Our denomination attempted, during the 1950s, to address the issue of how Christians can relate to governmental authority at the individual level and at the level of church and state relations. The document carries the title: Declaration of Faith concerning Church and Nation.
The position taken is implied in the name of our denomination – The Presbyterian Church in Canada. That is, we are “in” but not “of” Canada. We do not “belong” to Canada. We belong to God. But we also have a duty to our nation. Here is a brief excerpt from the 1955 Declaration (it’s on the screen).
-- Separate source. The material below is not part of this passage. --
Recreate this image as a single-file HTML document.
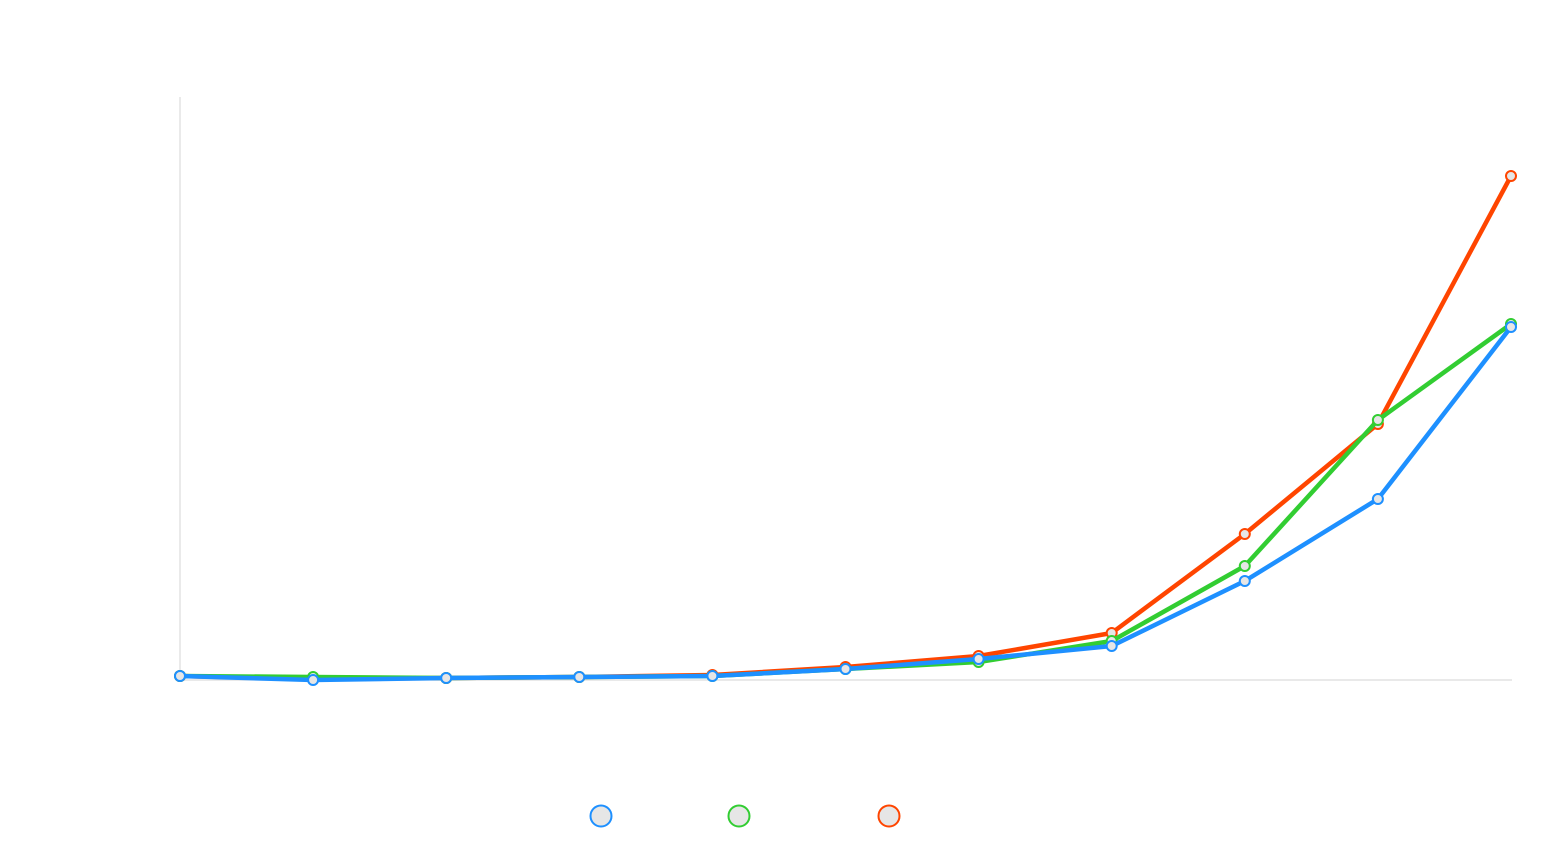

The Church and State are intimately related, with manifold overlying concerns and common responsibility to their Lord. Their true relationship derives from the subordination of each to Jesus Christ. Each is bound to aid the other according to its appointed power and functions, but neither is given any right thereby to attempt domination over the other. We reject any doctrine which misconceives the Church as the religious agent of the State. We reject any doctrine which misconceives the State as the political instrument of the Church. We reject all doctrines which assume, whether on sectarian or on secular grounds that the Church’s life should be or can be completely dissociated from the life of the Civil State.
The language is highly complex and compressed and most of us would do better at understanding it if we were to read and ponder it.
So what does this all mean?
We are probably left with more questions that answers.
But I’d like to sum up by affirming that, when people are doing their best to work for the welfare of all human beings and of our city, nation, and world, they are doing the work of God – whether they see it that way or not. We may not be a “frontline” worker when it comes to the care of people and the care of the earth – but we can support those who are. We may sometimes disagree with our leaders – but rather than “nitpick” we can offer constructive criticism.
And, in all of that, the Scriptures tell us that God’s Word is being spoken and God’s work is being done.